In this section we take a look at two experiments on the **structure of the network**: making it smaller and making it larger. These are good experiments to perform when tuning a neural network on your problem.
>a) Evaluate a Narrower Network (60 inputs -> 30 hidden -> 1 output)
>- I suspect that there is a lot of redundancy in the input variables for this problem. The data describes the same signal from different angles. Perhaps some of those angles are more relevant than others. We can force a type of feature extraction by the network **by restricting the representational space** in the ﬁrst hidden layer. 
>- In this experiment, **we take our baseline model with 60 neurons in the hidden layer and reduce it by half to 30**. This will put pressure on the network during training **to pick out the most important structure in the input data** to model. We will also standardize the data (as in the previous experiment with data preparation) and try to take advantage of the **small lift** in performance.

>b) Evaluate a Deeper Network (60 inputs -> 60 hidden -> 30 hidden -> 1 output)
>- Next, A neural network topology with **more layers** offers more opportunity for the network to **extract key features and recombine them in useful nonlinear ways**. We can evaluate whether adding more layers to the network improves the performance easily by making another small tweak to the function used to create our model. Here, we add one new layer to the network that introduces another hidden layer with 30 neurons after the ﬁrst hidden layer. 
>- The idea here is that the network is given the opportunity to model all input variables before being bottlenecked and forced to halve the representational capacity, much like we did in the experiment above with the smaller network. **Instead of squeezing the representation of the inputs themselves, we have an additional hidden layer to aid in the process**.

In [8]:
# Binary Classification with Sonar Dataset: Standardized Narrower (60 inputs -> 30 hidden -> 1 output)

def create_baseline_small():
    model = Sequential()
    model.add(Dense(30, input_dim=60, activation='relu', kernel_initializer='normal'))
    model.add(Dense(1, activation='sigmoid', kernel_initializer='normal'))
    model.compile(loss='binary_crossentropy', optimizer='adam', metrics=['accuracy'])
    return(model)

estimators = []
estimators.append(('standardize', StandardScaler()))
estimators.append(('MLP', KerasClassifier(build_fn=create_baseline_small, epochs=100, batch_size=5, verbose=0)))
pipeline = Pipeline(estimators)
kfold = StratifiedKFold(n_splits=10, shuffle=True, random_state=47)

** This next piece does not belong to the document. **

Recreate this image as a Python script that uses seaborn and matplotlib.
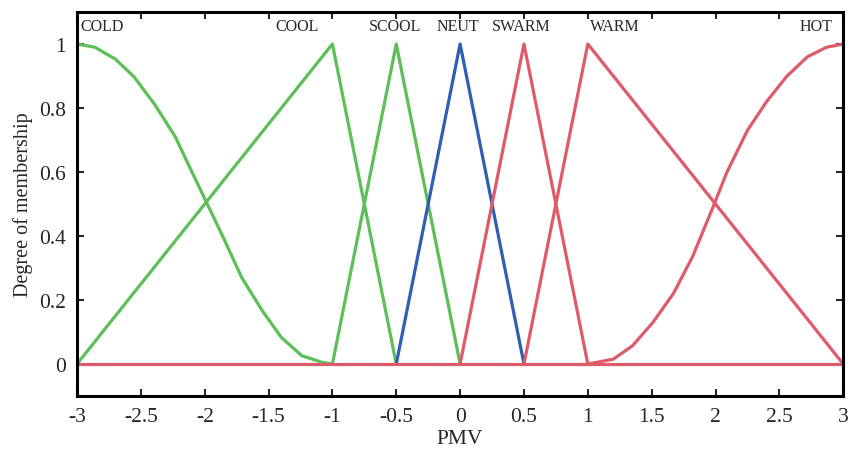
import numpy as np
import pandas as pd
import matplotlib
matplotlib.use("Agg")
from matplotlib import pyplot as plt
from matplotlib.ticker import FuncFormatter
import seaborn as sns

# membership functions
cold_x = [-3.0, -2.86, -2.70, -2.55, -2.39, -2.23, -2.13, -1.98, -1.86, -1.71,
          -1.55, -1.40, -1.24, -1.08, -1.0]
cold_y = [1.0, 0.99, 0.953, 0.896, 0.81, 0.71, 0.625, 0.5, 0.40, 0.27,
          0.167, 0.083, 0.026, 0.005, 0.0]
cool_x = [-3.0, -1.0, -0.5]
cool_y = [0.0, 1.0, 0.0]
scool_x = [-1.0, -0.5, 0.0]
scool_y = [0.0, 1.0, 0.0]
neut_x = [-0.5, 0.0, 0.5]
neut_y = [0.0, 1.0, 0.0]
swarm_x = [0.0, 0.5, 1.0]
swarm_y = [0.0, 1.0, 0.0]
warm_x = [0.5, 1.0, 3.0]
warm_y = [0.0, 1.0, 0.0]
hot_x = [1.0, 1.20, 1.35, 1.51, 1.67, 1.82, 1.98, 2.09, 2.25, 2.40,
         2.56, 2.72, 2.87, 3.0]
hot_y = [0.0, 0.015, 0.057, 0.13, 0.22, 0.335, 0.49, 0.60, 0.73, 0.82,
         0.90, 0.96, 0.99, 1.0]
base_x = [-3.0, 3.0]
base_y = [0.0, 0.0]

labels = ["COLD", "COOL", "SCOOL", "NEUT", "SWARM", "WARM", "HOT"]
label_pos = [-2.8, -1.28, -0.51, -0.02, 0.48, 1.21, 2.79]

green = "#5cbf58"
blue = "#2f5fb3"
red = "#de5b6b"

sns.set_style("ticks")
plt.rcParams['font.family'] = ['Liberation Serif', 'DejaVu Serif']

fig = plt.figure(figsize=(8.5, 4.52), dpi=100)
ax = fig.add_axes([0.0906, 0.1217, 0.9014, 0.8495])

lw = 2.3
series = [(cold_x, cold_y, green), (cool_x, cool_y, green), (scool_x, scool_y, green),
          (neut_x, neut_y, blue), (swarm_x, swarm_y, red), (warm_x, warm_y, red),
          (hot_x, hot_y, red), (base_x, base_y, red)]
for xs, ys, c in series:
    sns.lineplot(x=xs, y=ys, color=c, linewidth=lw, ax=ax, sort=False, estimator=None)

for t, xp in zip(labels, label_pos):
    ax.text(xp, 1.055, t, ha="center", va="center", fontsize=11.5)

ax.set_xlim(-3, 3)
ax.set_ylim(-0.1, 1.1)
ax.set_xticks(np.arange(-3, 3.01, 0.5))
ax.set_yticks(np.arange(0, 1.01, 0.2))
fmt = FuncFormatter(lambda v, p: "%g" % round(v, 2))
ax.xaxis.set_major_formatter(fmt)
ax.yaxis.set_major_formatter(fmt)
ax.tick_params(direction="in", length=5, width=1.5, labelsize=15.5,
               top=True, right=True, pad=8)
for s in ax.spines.values():
    s.set_linewidth(2.2)
    s.set_color("black")
ax.set_xlabel("PMV", fontsize=15.5, labelpad=2)
ax.set_ylabel("Degree of membership", fontsize=14.5, labelpad=4)

fig.savefig("out.png", dpi=100)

results = cross_val_score(pipeline, X, encoded_y, cv=kfold)
print('accuracy(baseline) -> mean:%.2f (+/-%.2f)' %(results.mean(), results.std()))

accuracy(baseline) -> mean:0.87 (+/-0.10)


we have a very slight boost in the mean estimated accuracy and an important reduction in the standard deviation (average spread) of the accuracy scores for the model. This is a great result because we are doing slightly better with a network half the size, which in turn takes half the time to train.

In [10]:
# Binary Classification with Sonar Dataset: Standardized Deeper (60 inputs -> [60 -> 30] hidden -> 1 output) 

def create_baseline_large():
    model = Sequential()
    model.add(Dense(60, input_dim=60, activation='relu', kernel_initializer='normal'))
    model.add(Dense(30, activation='relu', kernel_initializer='normal'))
    model.add(Dense(1, activation='sigmoid', kernel_initializer='normal'))
    model.compile(loss='binary_crossentropy', optimizer='adam', metrics=['accuracy'])
    return(model)

estimators = []
estimators.append(('standardize', StandardScaler()))
estimators.append(('MLP', KerasClassifier(build_fn=create_baseline_large, epochs=100, batch_size=5, verbose=0)))
pipeline = Pipeline(estimators)
kfold = StratifiedKFold(n_splits=10, shuffle=True, random_state=47)

results = cross_val_score(pipeline, X, encoded_y, cv=kfold)
print('accuracy(baseline) -> mean:%.2f (+/-%.2f)' %(results.mean(), results.std()))

accuracy(baseline) -> mean:0.85 (+/-0.09)


We do not get a lift in the model performance. This may be statistical noise or **a sign that further training is needed**. With further tuning of aspects like the **optimization algorithm** and the number of training **epochs**, it is expected that further improvements are possible. What is the best score that you can achieve on this dataset?